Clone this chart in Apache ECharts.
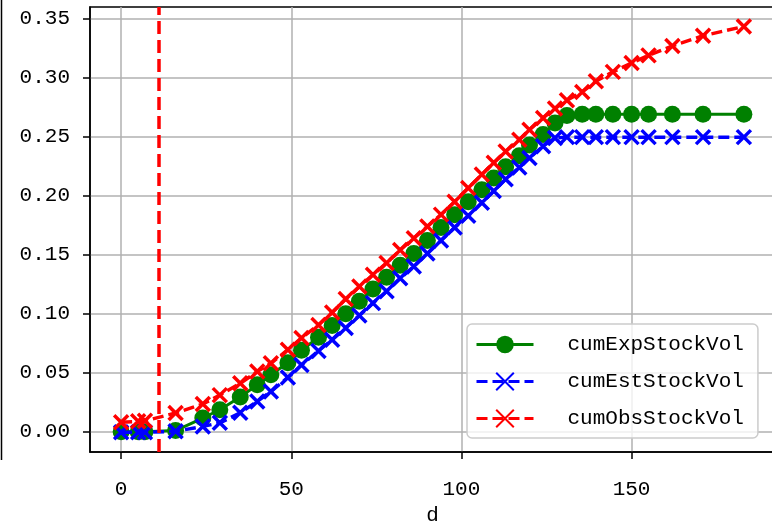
<!DOCTYPE html>
<html>
<head>
<meta charset="utf-8">
<script src="https://cdn.jsdelivr.net/npm/echarts@6/dist/echarts.min.js"></script>
<style>
html,body{margin:0;padding:0;background:#fff;}
#c{width:772px;height:522px;}
</style>
</head>
<body>
<div id="c"></div>
<script>
// ---- data ----
var days = [0, 5, 7, 16, 24, 29, 35, 40, 44, 49, 53, 58, 62, 66, 70, 74, 78, 82, 86, 90, 94, 98, 102, 106, 109.5, 113, 117, 120, 124, 127.5, 131, 135.5, 139.5, 144.5, 150, 155, 162, 171, 183];
var cumExpStockVol = [0, 0, 0, 0.001, 0.0116, 0.0186, 0.0295, 0.0398, 0.0483, 0.0585, 0.069, 0.080, 0.090, 0.100, 0.1105, 0.121, 0.131, 0.141, 0.151, 0.162, 0.173, 0.184, 0.195, 0.205, 0.215, 0.2245, 0.234, 0.243, 0.252, 0.2616, 0.268, 0.269, 0.269, 0.269, 0.269, 0.269, 0.269, 0.269, 0.269];
var cumEstStockVol = [-0.0005, -0.0005, -0.0005, 0.0003, 0.0045, 0.0075, 0.016, 0.0257, 0.034, 0.046, 0.0565, 0.0685, 0.078, 0.088, 0.0985, 0.109, 0.119, 0.130, 0.140, 0.151, 0.162, 0.173, 0.183, 0.194, 0.204, 0.214, 0.224, 0.232, 0.242, 0.249, 0.2497, 0.2497, 0.2497, 0.2497, 0.2497, 0.2497, 0.2497, 0.2497, 0.2497];
var cumObsStockVol = [0.008, 0.0088, 0.0092, 0.0158, 0.0235, 0.031, 0.041, 0.051, 0.058, 0.0695, 0.0794, 0.0905, 0.101, 0.1125, 0.123, 0.133, 0.143, 0.154, 0.164, 0.174, 0.184, 0.195, 0.2065, 0.218, 0.228, 0.2375, 0.2475, 0.256, 0.266, 0.274, 0.281, 0.288, 0.297, 0.305, 0.3125, 0.319, 0.327, 0.3356, 0.3435];
var seriesNames = ['cumExpStockVol', 'cumEstStockVol', 'cumObsStockVol'];
var xTicks = [0, 50, 100, 150];
var yTicks = [0, 0.05, 0.10, 0.15, 0.20, 0.25, 0.30, 0.35];
var vLineDay = 11;
var xLabel = 'd';

function pairs(xs, ys){ return xs.map(function(x,i){ return [x, ys[i]]; }); }

var FONT = '"Liberation Mono", "DejaVu Sans Mono", monospace';
var xPath = 'path://M0,0L10,10M10,0L0,10';

var chart = echarts.init(document.getElementById('c'), null, {renderer:'canvas'});
chart.setOption({
  backgroundColor: '#ffffff',
  animation: false,
  grid: {
    left: 90, top: 7, width: 685, height: 445,
    show: true, borderColor: '#000', borderWidth: 1.5, backgroundColor: 'transparent',
    containLabel: false, outerBoundsMode: 'none'
  },
  xAxis: {
    type: 'value', min: -9.15, max: 192.15, splitNumber: 4,
    name: xLabel, nameLocation: 'middle', nameGap: 50,
    nameTextStyle: {fontFamily: FONT, fontSize: 21, color: '#000'},
    axisLine: {show: true, onZero: false, lineStyle: {color: '#000', width: 1.5}},
    axisTick: {show: true, length: 7, inside: false, customValues: xTicks, lineStyle: {color: '#000', width: 1.5}},
    axisLabel: {customValues: xTicks, margin: 27, fontFamily: FONT, fontSize: 21, color: '#000'},
    splitLine: {show: true, lineStyle: {color: '#b0b0b0', width: 1.5}}
  },
  yAxis: {
    type: 'value', min: -0.0172, max: 0.360, splitNumber: 8,
    axisLine: {show: true, onZero: false, lineStyle: {color: '#000', width: 1.5}},
    axisTick: {show: true, length: 7, inside: false, customValues: yTicks, lineStyle: {color: '#000', width: 1.5}},
    axisLabel: {customValues: yTicks, margin: 20, fontFamily: FONT, fontSize: 21, color: '#000',
      formatter: function(v){ return v.toFixed(2); }},
    splitLine: {show: true, lineStyle: {color: '#b0b0b0', width: 1.5}}
  },
  legend: {
    show: true, orient: 'vertical', left: 467, top: 324,
    data: seriesNames,
    itemWidth: 57, itemHeight: 22, itemGap: 16,
    padding: [10, 14, 9, 8],
    lineStyle: {width: 3},
    backgroundColor: 'rgba(255,255,255,0.8)', borderColor: '#cccccc', borderWidth: 1.5, borderRadius: 5,
    textStyle: {fontFamily: FONT, fontSize: 21, color: '#000', padding: [0, 0, 0, 29]}
  },
  series: [
    {
      name: seriesNames[0], type: 'line', data: pairs(days, cumExpStockVol),
      symbol: 'circle', symbolSize: 17, showAllSymbol: true,
      itemStyle: {color: '#008000'},
      lineStyle: {color: '#008000', width: 3, type: 'solid'},
      z: 2
    },
    {
      name: seriesNames[1], type: 'line', data: pairs(days, cumEstStockVol),
      symbol: xPath, symbolSize: 14, showAllSymbol: true,
      itemStyle: {color: '#0000ff', borderColor: '#0000ff', borderWidth: 3.5},
      lineStyle: {color: '#0000ff', width: 3.5, type: [11, 5]},
      z: 3
    },
    {
      name: seriesNames[2], type: 'line', data: pairs(days, cumObsStockVol),
      symbol: xPath, symbolSize: 14, showAllSymbol: true,
      itemStyle: {color: '#ff0000', borderColor: '#ff0000', borderWidth: 3.5},
      lineStyle: {color: '#ff0000', width: 3.5, type: [11, 5]},
      z: 4,
      markLine: {
        silent: true, symbol: ['none', 'none'], label: {show: false},
        lineStyle: {color: '#ff0000', width: 3.5, type: [13, 6]},
        data: [{xAxis: vLineDay}]
      }
    }
  ],
  graphic: [
    {type: 'line', shape: {x1: 1.5, y1: 0, x2: 1.5, y2: 460}, style: {stroke: '#000', lineWidth: 1.5}, silent: true}
  ]
});
</script>
</body>
</html>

WHAT YOU ARE ASKED TO DO.
Return each line from the material above exactly, but not the pictures.

TASK RESPONSE.
Clone this chart in Apache ECharts.
<!DOCTYPE html>
<html>
<head>
<meta charset="utf-8">
<script src="https://cdn.jsdelivr.net/npm/echarts@6/dist/echarts.min.js"></script>
<style>
html,body{margin:0;padding:0;background:#fff;}
#c{width:772px;height:522px;}
</style>
</head>
<body>
<div id="c"></div>
<script>
// ---- data ----
var days = [0, 5, 7, 16, 24, 29, 35, 40, 44, 49, 53, 58, 62, 66, 70, 74, 78, 82, 86, 90, 94, 98, 102, 106, 109.5, 113, 117, 120, 124, 127.5, 131, 135.5, 139.5, 144.5, 150, 155, 162, 171, 183];
var cumExpStockVol = [0, 0, 0, 0.001, 0.0116, 0.0186, 0.0295, 0.0398, 0.0483, 0.0585, 0.069, 0.080, 0.090, 0.100, 0.1105, 0.121, 0.131, 0.141, 0.151, 0.162, 0.173, 0.184, 0.195, 0.205, 0.215, 0.2245, 0.234, 0.243, 0.252, 0.2616, 0.268, 0.269, 0.269, 0.269, 0.269, 0.269, 0.269, 0.269, 0.269];
var cumEstStockVol = [-0.0005, -0.0005, -0.0005, 0.0003, 0.0045, 0.0075, 0.016, 0.0257, 0.034, 0.046, 0.0565, 0.0685, 0.078, 0.088, 0.0985, 0.109, 0.119, 0.130, 0.140, 0.151, 0.162, 0.173, 0.183, 0.194, 0.204, 0.214, 0.224, 0.232, 0.242, 0.249, 0.2497, 0.2497, 0.2497, 0.2497, 0.2497, 0.2497, 0.2497, 0.2497, 0.2497];
var cumObsStockVol = [0.008, 0.0088, 0.0092, 0.0158, 0.0235, 0.031, 0.041, 0.051, 0.058, 0.0695, 0.0794, 0.0905, 0.101, 0.1125, 0.123, 0.133, 0.143, 0.154, 0.164, 0.174, 0.184, 0.195, 0.2065, 0.218, 0.228, 0.2375, 0.2475, 0.256, 0.266, 0.274, 0.281, 0.288, 0.297, 0.305, 0.3125, 0.319, 0.327, 0.3356, 0.3435];
var seriesNames = ['cumExpStockVol', 'cumEstStockVol', 'cumObsStockVol'];
var xTicks = [0, 50, 100, 150];
var yTicks = [0, 0.05, 0.10, 0.15, 0.20, 0.25, 0.30, 0.35];
var vLineDay = 11;
var xLabel = 'd';

function pairs(xs, ys){ return xs.map(function(x,i){ return [x, ys[i]]; }); }

var FONT = '"Liberation Mono", "DejaVu Sans Mono", monospace';
var xPath = 'path://M0,0L10,10M10,0L0,10';

var chart = echarts.init(document.getElementById('c'), null, {renderer:'canvas'});
chart.setOption({
  backgroundColor: '#ffffff',
  animation: false,
  grid: {
    left: 90, top: 7, width: 685, height: 445,
    show: true, borderColor: '#000', borderWidth: 1.5, backgroundColor: 'transparent',
    containLabel: false, outerBoundsMode: 'none'
  },
  xAxis: {
    type: 'value', min: -9.15, max: 192.15, splitNumber: 4,
    name: xLabel, nameLocation: 'middle', nameGap: 50,
    nameTextStyle: {fontFamily: FONT, fontSize: 21, color: '#000'},
    axisLine: {show: true, onZero: false, lineStyle: {color: '#000', width: 1.5}},
    axisTick: {show: true, length: 7, inside: false, customValues: xTicks, lineStyle: {color: '#000', width: 1.5}},
    axisLabel: {customValues: xTicks, margin: 27, fontFamily: FONT, fontSize: 21, color: '#000'},
    splitLine: {show: true, lineStyle: {color: '#b0b0b0', width: 1.5}}
  },
  yAxis: {
    type: 'value', min: -0.0172, max: 0.360, splitNumber: 8,
    axisLine: {show: true, onZero: false, lineStyle: {color: '#000', width: 1.5}},
    axisTick: {show: true, length: 7, inside: false, customValues: yTicks, lineStyle: {color: '#000', width: 1.5}},
    axisLabel: {customValues: yTicks, margin: 20, fontFamily: FONT, fontSize: 21, color: '#000',
      formatter: function(v){ return v.toFixed(2); }},
    splitLine: {show: true, lineStyle: {color: '#b0b0b0', width: 1.5}}
  },
  legend: {
    show: true, orient: 'vertical', left: 467, top: 324,
    data: seriesNames,
    itemWidth: 57, itemHeight: 22, itemGap: 16,
    padding: [10, 14, 9, 8],
    lineStyle: {width: 3},
    backgroundColor: 'rgba(255,255,255,0.8)', borderColor: '#cccccc', borderWidth: 1.5, borderRadius: 5,
    textStyle: {fontFamily: FONT, fontSize: 21, color: '#000', padding: [0, 0, 0, 29]}
  },
  series: [
    {
      name: seriesNames[0], type: 'line', data: pairs(days, cumExpStockVol),
      symbol: 'circle', symbolSize: 17, showAllSymbol: true,
      itemStyle: {color: '#008000'},
      lineStyle: {color: '#008000', width: 3, type: 'solid'},
      z: 2
    },
    {
      name: seriesNames[1], type: 'line', data: pairs(days, cumEstStockVol),
      symbol: xPath, symbolSize: 14, showAllSymbol: true,
      itemStyle: {color: '#0000ff', borderColor: '#0000ff', borderWidth: 3.5},
      lineStyle: {color: '#0000ff', width: 3.5, type: [11, 5]},
      z: 3
    },
    {
      name: seriesNames[2], type: 'line', data: pairs(days, cumObsStockVol),
      symbol: xPath, symbolSize: 14, showAllSymbol: true,
      itemStyle: {color: '#ff0000', borderColor: '#ff0000', borderWidth: 3.5},
      lineStyle: {color: '#ff0000', width: 3.5, type: [11, 5]},
      z: 4,
      markLine: {
        silent: true, symbol: ['none', 'none'], label: {show: false},
        lineStyle: {color: '#ff0000', width: 3.5, type: [13, 6]},
        data: [{xAxis: vLineDay}]
      }
    }
  ],
  graphic: [
    {type: 'line', shape: {x1: 1.5, y1: 0, x2: 1.5, y2: 460}, style: {stroke: '#000', lineWidth: 1.5}, silent: true}
  ]
});
</script>
</body>
</html>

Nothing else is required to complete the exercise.